Written exercise — Set down every entry again word for word, please, but skip the pictures.

## START

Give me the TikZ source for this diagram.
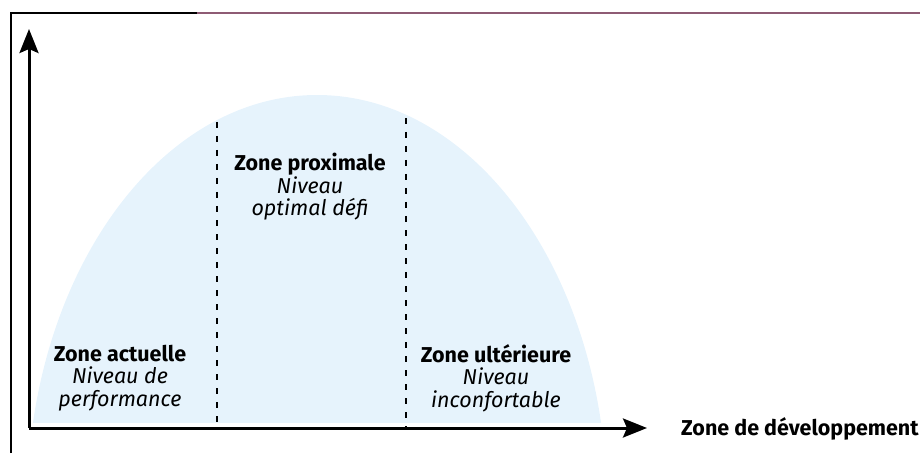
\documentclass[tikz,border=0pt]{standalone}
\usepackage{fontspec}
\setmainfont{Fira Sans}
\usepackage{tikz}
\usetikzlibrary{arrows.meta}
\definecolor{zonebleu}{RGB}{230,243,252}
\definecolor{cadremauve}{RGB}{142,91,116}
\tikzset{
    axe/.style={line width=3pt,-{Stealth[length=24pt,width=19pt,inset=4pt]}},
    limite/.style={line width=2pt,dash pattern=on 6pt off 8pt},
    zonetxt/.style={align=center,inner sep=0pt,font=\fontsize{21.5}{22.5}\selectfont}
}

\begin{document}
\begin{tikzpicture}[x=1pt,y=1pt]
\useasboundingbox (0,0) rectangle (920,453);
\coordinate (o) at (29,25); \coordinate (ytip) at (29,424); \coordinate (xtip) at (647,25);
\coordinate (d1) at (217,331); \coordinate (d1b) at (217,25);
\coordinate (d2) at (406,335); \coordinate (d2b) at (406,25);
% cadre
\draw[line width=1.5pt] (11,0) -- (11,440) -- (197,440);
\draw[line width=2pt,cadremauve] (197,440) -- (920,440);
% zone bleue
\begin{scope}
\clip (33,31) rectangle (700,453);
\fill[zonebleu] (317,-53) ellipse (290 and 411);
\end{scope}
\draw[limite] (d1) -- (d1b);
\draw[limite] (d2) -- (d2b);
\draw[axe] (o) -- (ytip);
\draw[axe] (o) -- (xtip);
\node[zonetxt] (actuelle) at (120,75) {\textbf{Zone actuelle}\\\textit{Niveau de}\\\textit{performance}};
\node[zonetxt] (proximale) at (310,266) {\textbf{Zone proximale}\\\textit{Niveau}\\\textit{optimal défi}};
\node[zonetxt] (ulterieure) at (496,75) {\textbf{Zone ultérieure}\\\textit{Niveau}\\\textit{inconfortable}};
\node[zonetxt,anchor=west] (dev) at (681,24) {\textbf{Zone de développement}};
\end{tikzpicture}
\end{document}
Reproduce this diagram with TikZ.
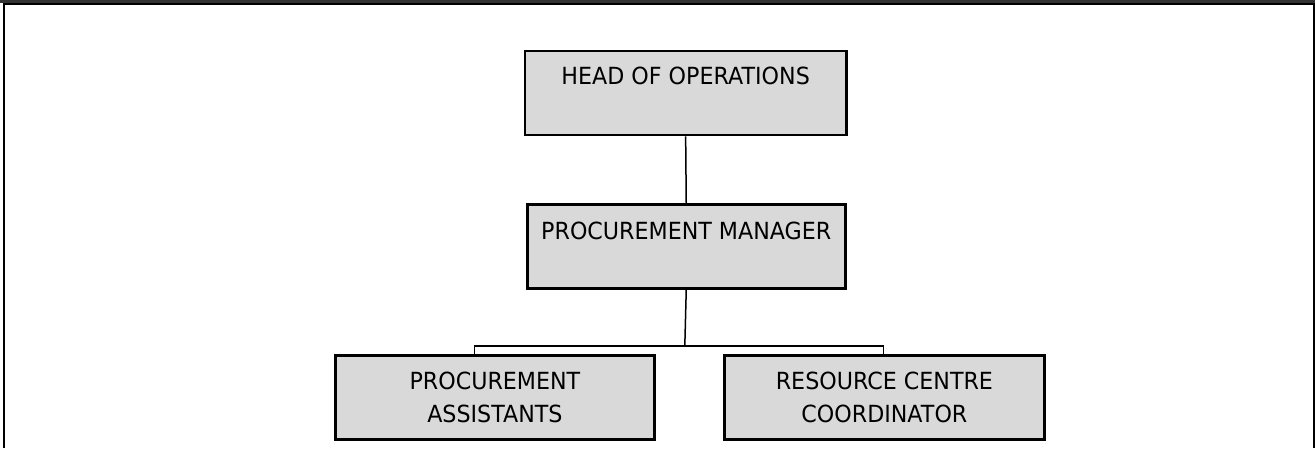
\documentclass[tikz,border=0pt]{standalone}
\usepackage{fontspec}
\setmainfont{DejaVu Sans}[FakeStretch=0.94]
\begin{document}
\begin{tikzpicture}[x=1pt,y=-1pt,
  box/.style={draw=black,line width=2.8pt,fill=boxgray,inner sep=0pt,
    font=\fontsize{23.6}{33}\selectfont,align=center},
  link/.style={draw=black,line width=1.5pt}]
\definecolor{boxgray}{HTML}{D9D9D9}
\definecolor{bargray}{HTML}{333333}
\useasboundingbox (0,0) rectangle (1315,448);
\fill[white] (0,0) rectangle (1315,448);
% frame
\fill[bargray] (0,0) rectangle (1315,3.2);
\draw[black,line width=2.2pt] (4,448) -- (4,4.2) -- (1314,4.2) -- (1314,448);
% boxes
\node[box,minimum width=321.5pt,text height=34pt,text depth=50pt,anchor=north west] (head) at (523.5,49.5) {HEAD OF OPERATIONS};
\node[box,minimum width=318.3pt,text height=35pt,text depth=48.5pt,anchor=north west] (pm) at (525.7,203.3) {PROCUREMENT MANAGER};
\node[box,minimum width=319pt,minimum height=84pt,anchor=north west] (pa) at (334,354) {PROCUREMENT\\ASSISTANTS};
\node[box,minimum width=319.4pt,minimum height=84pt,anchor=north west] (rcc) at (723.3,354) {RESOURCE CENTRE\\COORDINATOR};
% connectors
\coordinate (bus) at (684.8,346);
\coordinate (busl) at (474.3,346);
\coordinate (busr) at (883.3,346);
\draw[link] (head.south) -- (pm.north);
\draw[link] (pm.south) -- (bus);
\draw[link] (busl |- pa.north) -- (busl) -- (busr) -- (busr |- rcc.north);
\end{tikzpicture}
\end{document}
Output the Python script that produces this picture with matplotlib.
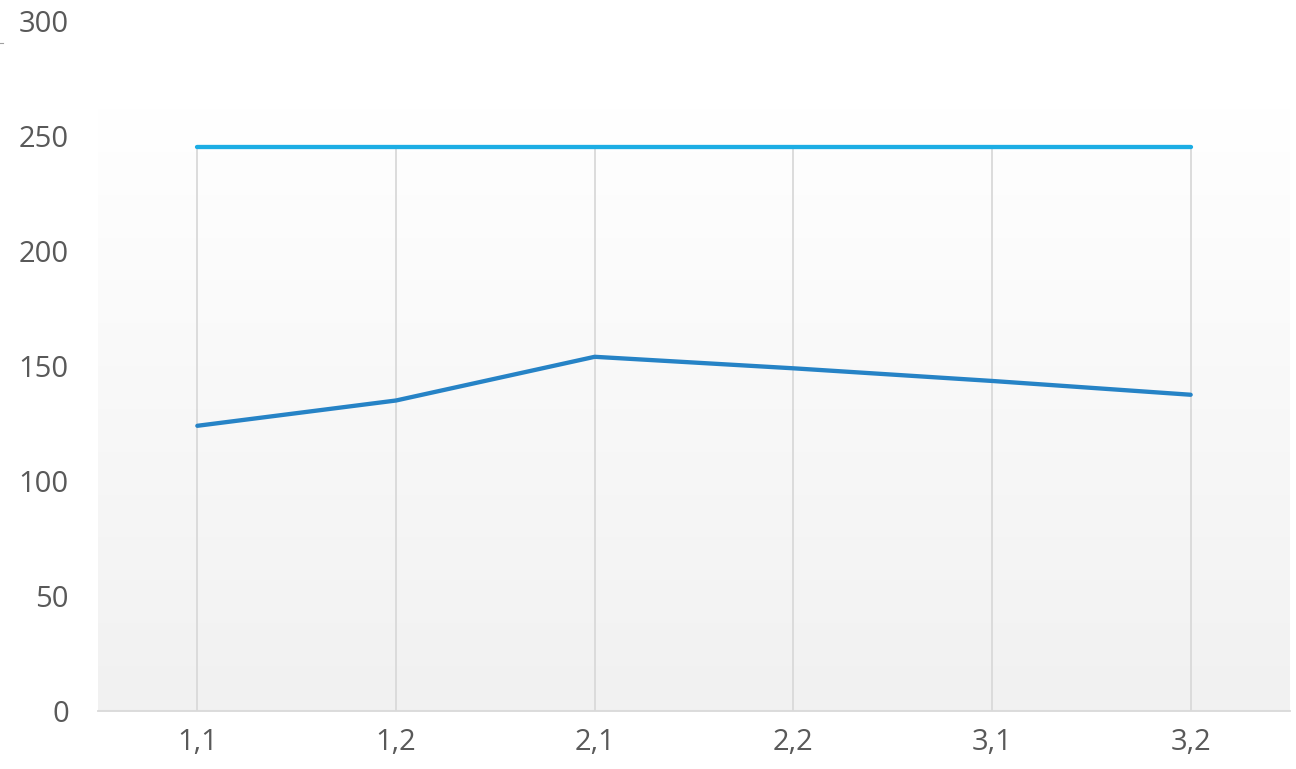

## END

Result —
Give me the TikZ source for this diagram.
\documentclass[tikz,border=0pt]{standalone}
\usepackage{fontspec}
\setmainfont{Fira Sans}
\usepackage{tikz}
\usetikzlibrary{arrows.meta}
\definecolor{zonebleu}{RGB}{230,243,252}
\definecolor{cadremauve}{RGB}{142,91,116}
\tikzset{
    axe/.style={line width=3pt,-{Stealth[length=24pt,width=19pt,inset=4pt]}},
    limite/.style={line width=2pt,dash pattern=on 6pt off 8pt},
    zonetxt/.style={align=center,inner sep=0pt,font=\fontsize{21.5}{22.5}\selectfont}
}

\begin{document}
\begin{tikzpicture}[x=1pt,y=1pt]
\useasboundingbox (0,0) rectangle (920,453);
\coordinate (o) at (29,25); \coordinate (ytip) at (29,424); \coordinate (xtip) at (647,25);
\coordinate (d1) at (217,331); \coordinate (d1b) at (217,25);
\coordinate (d2) at (406,335); \coordinate (d2b) at (406,25);
% cadre
\draw[line width=1.5pt] (11,0) -- (11,440) -- (197,440);
\draw[line width=2pt,cadremauve] (197,440) -- (920,440);
% zone bleue
\begin{scope}
\clip (33,31) rectangle (700,453);
\fill[zonebleu] (317,-53) ellipse (290 and 411);
\end{scope}
\draw[limite] (d1) -- (d1b);
\draw[limite] (d2) -- (d2b);
\draw[axe] (o) -- (ytip);
\draw[axe] (o) -- (xtip);
\node[zonetxt] (actuelle) at (120,75) {\textbf{Zone actuelle}\\\textit{Niveau de}\\\textit{performance}};
\node[zonetxt] (proximale) at (310,266) {\textbf{Zone proximale}\\\textit{Niveau}\\\textit{optimal défi}};
\node[zonetxt] (ulterieure) at (496,75) {\textbf{Zone ultérieure}\\\textit{Niveau}\\\textit{inconfortable}};
\node[zonetxt,anchor=west] (dev) at (681,24) {\textbf{Zone de développement}};
\end{tikzpicture}
\end{document}
Reproduce this diagram with TikZ.
\documentclass[tikz,border=0pt]{standalone}
\usepackage{fontspec}
\setmainfont{DejaVu Sans}[FakeStretch=0.94]
\begin{document}
\begin{tikzpicture}[x=1pt,y=-1pt,
  box/.style={draw=black,line width=2.8pt,fill=boxgray,inner sep=0pt,
    font=\fontsize{23.6}{33}\selectfont,align=center},
  link/.style={draw=black,line width=1.5pt}]
\definecolor{boxgray}{HTML}{D9D9D9}
\definecolor{bargray}{HTML}{333333}
\useasboundingbox (0,0) rectangle (1315,448);
\fill[white] (0,0) rectangle (1315,448);
% frame
\fill[bargray] (0,0) rectangle (1315,3.2);
\draw[black,line width=2.2pt] (4,448) -- (4,4.2) -- (1314,4.2) -- (1314,448);
% boxes
\node[box,minimum width=321.5pt,text height=34pt,text depth=50pt,anchor=north west] (head) at (523.5,49.5) {HEAD OF OPERATIONS};
\node[box,minimum width=318.3pt,text height=35pt,text depth=48.5pt,anchor=north west] (pm) at (525.7,203.3) {PROCUREMENT MANAGER};
\node[box,minimum width=319pt,minimum height=84pt,anchor=north west] (pa) at (334,354) {PROCUREMENT\\ASSISTANTS};
\node[box,minimum width=319.4pt,minimum height=84pt,anchor=north west] (rcc) at (723.3,354) {RESOURCE CENTRE\\COORDINATOR};
% connectors
\coordinate (bus) at (684.8,346);
\coordinate (busl) at (474.3,346);
\coordinate (busr) at (883.3,346);
\draw[link] (head.south) -- (pm.north);
\draw[link] (pm.south) -- (bus);
\draw[link] (busl |- pa.north) -- (busl) -- (busr) -- (busr |- rcc.north);
\end{tikzpicture}
\end{document}
Output the Python script that produces this picture with matplotlib.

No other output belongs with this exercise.